Vor dem OLG Celle ging es um das Testament einer 92-jährigen Erblasserin. Diese hatte sich im Krankenhaus befunden, als ihre einzige Tochter, die sich bislang um die Angelegenheiten ihrer Mutter gekümmert hatte, verstarb. Das Amtsgericht bestellte darauf hin für die 92-Jährige eine Berufsbetreuerin. Noch während des Krankenhausaufenthalts beauftragte die Betreuerin einen Notar mit der Errichtung eines Testaments. In diesem Testament setzte die 92-Jährige ihre Betreuerin zur Alleinerbin ein. Als die Frau aus dem Krankenhaus entlassen wurde, nahm die Betreuerin sie zu Hause auf. Nur vier Tage später starb die Erblasserin eines natürlichen Todes.

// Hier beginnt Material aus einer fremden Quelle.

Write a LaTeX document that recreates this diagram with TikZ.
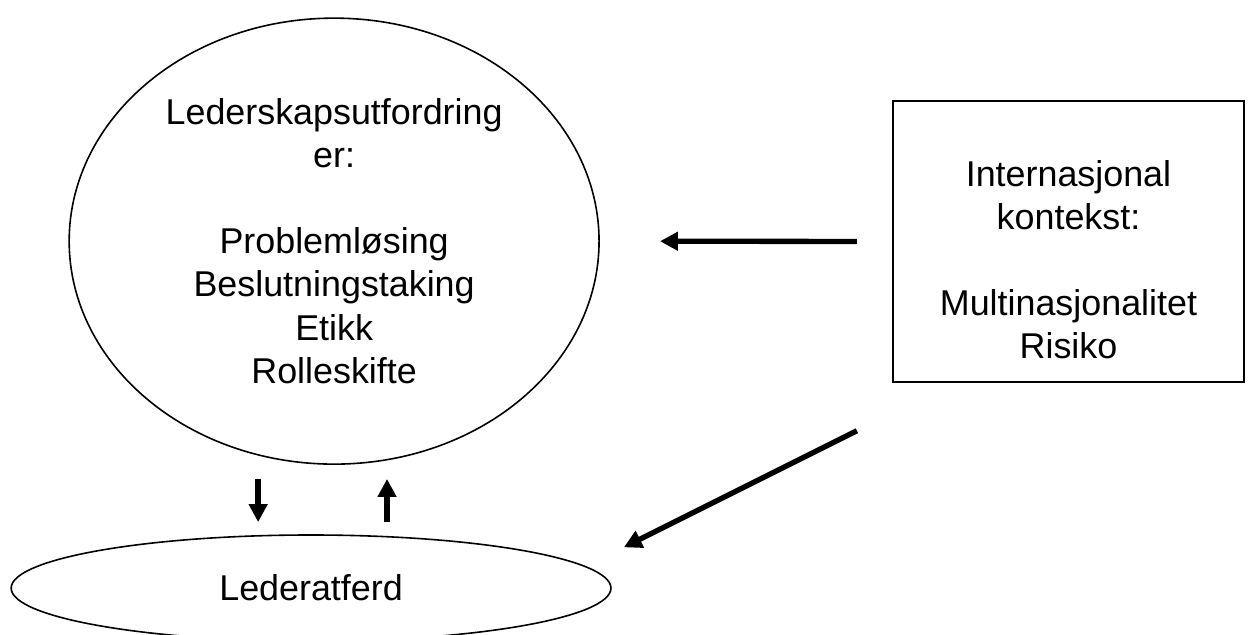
\documentclass[tikz,border=0pt]{standalone}
\usepackage{fontspec}
\setmainfont{Liberation Sans}
\usetikzlibrary{shapes.geometric, arrows.meta, positioning, calc}
\newcommand{\diafont}{\fontsize{27}{32.4}\selectfont}
\tikzset{
  oval/.style={ellipse, draw=black, inner sep=0pt, align=center,
    font=\diafont, line width=1.2pt},
  framebox/.style={rectangle, draw=black, minimum width=9.29cm,
    minimum height=7.43cm, line width=1.2pt},
  boxtext/.style={align=center, font=\diafont},
  boldarrow/.style={-{Triangle[length=13.5pt, width=13.5pt]}, line width=4pt, color=black}
}

\begin{document}
\begin{tikzpicture}
  \useasboundingbox (0,0) rectangle (33.02,-16.80);

  % Leadership challenges and behaviour
  \node[oval, minimum width=14.02cm, minimum height=11.80cm] (chal) at (8.84,-6.38)
    {Lederskapsutfordring\\er:\\[32.4pt]Problemløsing\\Beslutningstaking\\Etikk\\Rolleskifte};
  \node[oval, minimum width=15.87cm, minimum height=2.81cm] (beh) at (8.23,-15.56) {Lederatferd};

  % International context
  \node[framebox] (box) at (28.27,-6.39) {};
  \node[boxtext] (ctx) at ([yshift=-0.49cm]box.center)
    {Internasjonal\\kontekst:\\[32.4pt]Multinasjonalitet\\Risiko};

  % Arrows
  \coordinate (ctx_out) at ([xshift=-0.93cm, yshift=-1.27cm]box.south west);
  \coordinate (beh_in) at ([xshift=0.32cm, yshift=1.08cm]beh.east);
  \draw[boldarrow, shorten <=0.93cm, shorten >=1.59cm] (box.west) -- (chal.east);
  \draw[boldarrow] (ctx_out) -- (beh_in);
  \draw[boldarrow, shorten <=0.37cm, shorten >=0.32cm] ([xshift=-2.01cm]chal.south) -- ([xshift=-2.01cm]chal.south |- beh.north);
  \draw[boldarrow, shorten <=0.32cm, shorten >=0.37cm] ([xshift=1.40cm]chal.south |- beh.north) -- ([xshift=1.40cm]chal.south);
\end{tikzpicture}
\end{document}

Als die Betreuerin einen Antrag auf Erteilung des Erbscheins stellte, wies das Amtsgericht den Antrag mit Hinweis auf Sittenwidrigkeit des Testaments zurück. Die Beschwerde der Betreuerin gegen diese Entscheidung blieb vor dem OLG Celle ohne Erfolg.

Das OLG hatte bereits am 7. Januar 2021 mit rechtskräftigen Urteil entschieden, dass ein notarielles Testament zu Gunsten einer Berufsbetreuerin sittenwidrig sein kann (Az.: 6 U 22/20). An dieser Auffassung hielt das Gericht fest. Nach der Gesamtwürdigung der wesentlichen Gesichtspunkte kam es zu der Überzeugung, dass das Testament sittenwidrig und damit nichtig sei. Zur Begründung führte das OLG u.a. das hohe Alter der Erblasserin, ihren schlechten gesundheitlichen Zustand und ihre Gemütsverfassung nach dem Tod ihrer Tochter an. Hinzu komme, dass zwischen der angeordneten Betreuung und der Errichtung des notariellen Testaments nur ein kurzer Zeitraum lag.

„Das Gericht ist offenbar zu der Auffassung gekommen, dass die Betreuerin ihre Stellung ausgenutzt hat, um gezielt auf die Erblasserin, die sich körperlich und seelisch in keinem guten Zustand befand, einzuwirken, damit sie ihr ihr Vermögen vererbt. Das Ausnutzen einer solchen Situation kann sittenwidrig und das Testament dadurch nichtig sein“, sagt Rechtsanwalt Hansjörg Looser, BRÜLLMANN Rechtsanwälte.

Sittenwidrigkeit ist auch ein Grund für die Anfechtung eines Testaments. Die Testamentsanfechtung ist besonders für gesetzliche Erben interessant, die im Testament nicht berücksichtigt wurden.